• **Exercise**
Without the images, write out the whole listing exactly.

————————

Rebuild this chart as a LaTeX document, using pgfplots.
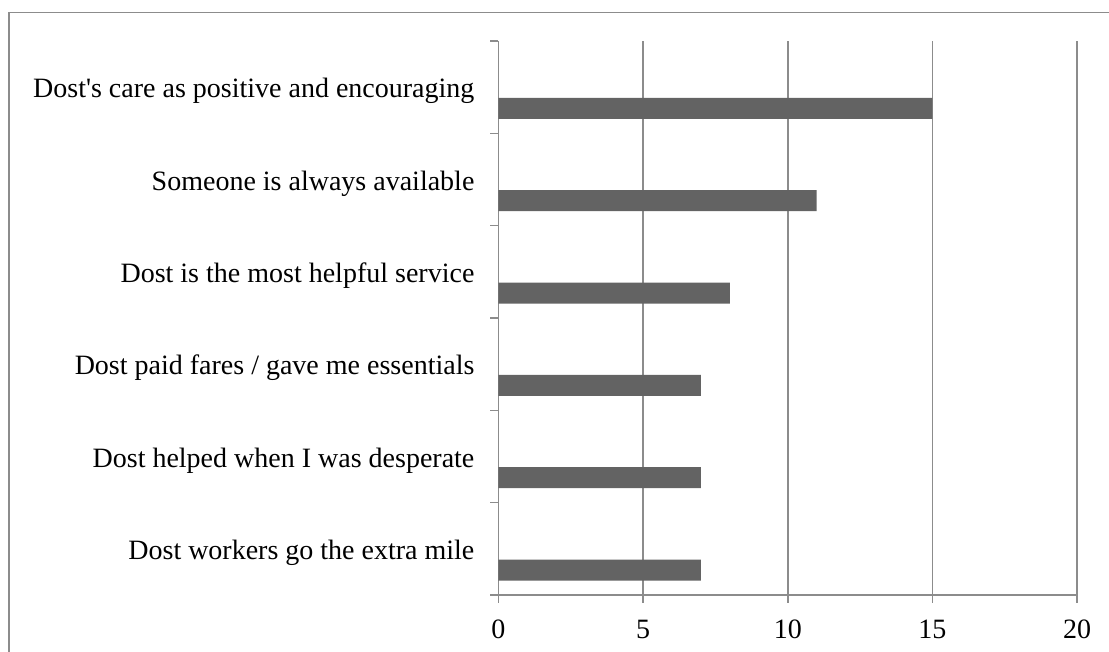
\documentclass[border=0pt]{standalone}
\usepackage{fontspec}
\setmainfont{Liberation Serif}
\usepackage{pgfplots}
\pgfplotsset{compat=1.18}

\definecolor{bargray}{HTML}{636363}
\definecolor{linegray}{HTML}{8C8C8C}

\begin{document}
\begin{tikzpicture}
  % page = 1109 x 652 px, 1 px = 0.5 pt
  \useasboundingbox (0,0) rectangle (554.5pt,326pt);
  \draw[linegray, line width=0.75pt] (4.5pt,-5pt) -- (4.5pt,319.75pt) -- (570pt,319.75pt);

  \begin{axis}[
      at={(249.25pt,28.5pt)}, anchor=south west,
      scale only axis,
      width=289.25pt, height=277pt,
      xbar, bar width=0.2275, bar shift=0pt,
      xmin=0, xmax=20,
      ymin=-0.5, ymax=5.5,
      xtick={0,5,10,15,20},
      ytick={0,1,2,3,4,5},
      yticklabels={
        Dost workers go the extra mile,
        Dost helped when I was desperate,
        Dost paid fares / gave me essentials,
        Dost is the most helpful service,
        Someone is always available,
        Dost\textquotesingle s care as positive and encouraging},
      minor ytick={-0.5,0.5,1.5,2.5,3.5,4.5,5.5},
      major y tick style={draw=none},
      minor y tick style={linegray, line width=0.75pt},
      major x tick style={linegray, line width=0.75pt},
      major tick length=4pt, minor tick length=4pt,
      tick align=outside,
      axis x line*=bottom, axis y line*=left,
      axis line style={linegray, line width=0.75pt, -},
      xmajorgrids,
      major x grid style={linegray, line width=0.75pt},
      ymajorgrids=false,
      font=\fontsize{14pt}{16pt}\selectfont,
      /pgf/number format/assume math mode=true,
      yticklabel style={anchor=east, xshift=-4.5pt, yshift=-2pt},
      xticklabel style={yshift=-5pt},
    ]
    \addplot[fill=bargray, draw=none] coordinates {
      (7,-0.23) (7,0.77) (7,1.77) (8,2.77) (11,3.77) (15,4.77)
    };
  \end{axis}
\end{tikzpicture}
\end{document}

————————

• **Output**
Rebuild this chart as a LaTeX document, using pgfplots.
\documentclass[border=0pt]{standalone}
\usepackage{fontspec}
\setmainfont{Liberation Serif}
\usepackage{pgfplots}
\pgfplotsset{compat=1.18}

\definecolor{bargray}{HTML}{636363}
\definecolor{linegray}{HTML}{8C8C8C}

\begin{document}
\begin{tikzpicture}
  % page = 1109 x 652 px, 1 px = 0.5 pt
  \useasboundingbox (0,0) rectangle (554.5pt,326pt);
  \draw[linegray, line width=0.75pt] (4.5pt,-5pt) -- (4.5pt,319.75pt) -- (570pt,319.75pt);

  \begin{axis}[
      at={(249.25pt,28.5pt)}, anchor=south west,
      scale only axis,
      width=289.25pt, height=277pt,
      xbar, bar width=0.2275, bar shift=0pt,
      xmin=0, xmax=20,
      ymin=-0.5, ymax=5.5,
      xtick={0,5,10,15,20},
      ytick={0,1,2,3,4,5},
      yticklabels={
        Dost workers go the extra mile,
        Dost helped when I was desperate,
        Dost paid fares / gave me essentials,
        Dost is the most helpful service,
        Someone is always available,
        Dost\textquotesingle s care as positive and encouraging},
      minor ytick={-0.5,0.5,1.5,2.5,3.5,4.5,5.5},
      major y tick style={draw=none},
      minor y tick style={linegray, line width=0.75pt},
      major x tick style={linegray, line width=0.75pt},
      major tick length=4pt, minor tick length=4pt,
      tick align=outside,
      axis x line*=bottom, axis y line*=left,
      axis line style={linegray, line width=0.75pt, -},
      xmajorgrids,
      major x grid style={linegray, line width=0.75pt},
      ymajorgrids=false,
      font=\fontsize{14pt}{16pt}\selectfont,
      /pgf/number format/assume math mode=true,
      yticklabel style={anchor=east, xshift=-4.5pt, yshift=-2pt},
      xticklabel style={yshift=-5pt},
    ]
    \addplot[fill=bargray, draw=none] coordinates {
      (7,-0.23) (7,0.77) (7,1.77) (8,2.77) (11,3.77) (15,4.77)
    };
  \end{axis}
\end{tikzpicture}
\end{document}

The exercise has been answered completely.